Sunday, 9 September 2012

Map vs. the Landscape

Architects think in maps. Unlike real-world building architects, though, most IT architects cannot just walk to the construction site and get a feeling of the environment. Plus, the time is shorter to cover the spatial dimension of the system. In a time, where high speed links become standard and our perception of the state of a system is like "a star that burned out 50.000 years ago" IT architects need to fly high to cover the distance, even quite literally if they need to coordinate worldwide distributed systems, development teams and clients.

The maps we currently have of systems are not capable of showing the right dimensions. We might even say that UML only covers the obvious parts, the IDE-supported parts, the fine-granular building blueprint instead of the actual, visionary architecture. Mapping functional, parallel, non-structured elements in UML is possible but loses any visually helpful information in the process.  If we look at the interesting systems, the large systems, the old proverb  "The most alluring part of a map is that which is unmappable" becomes true again.

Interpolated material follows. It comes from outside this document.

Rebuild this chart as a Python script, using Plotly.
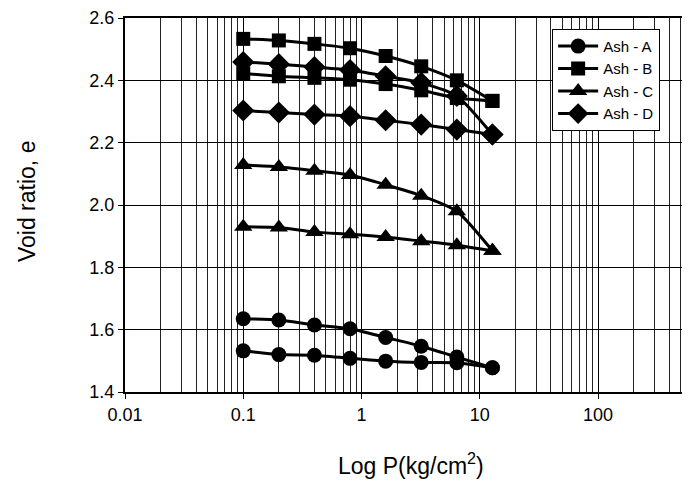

20 years ago the Agile Manifest was the spearhead of a movement that banned documentation as chronically outdated. 20 years later, with emergent, fault-tolerant architectures we need to be able to look at the runtime state of a system, judging its functional and technical change over time, it's clients and connected systems, rather than arranging the building blocks upfront. Process Mining, Architecture Integrity Control (and adapt) and Continuous Refactoring become crucial. Evaluation becomes the key step of an architecture, not design. The architect becomes an explorer with an idea, rather than a supervisor with a plan.

How could we map this changing landscape?

And I expected it to be wonderful - it was.
I expected the world to be sad - and it was.
I just didn't expect it to be so big.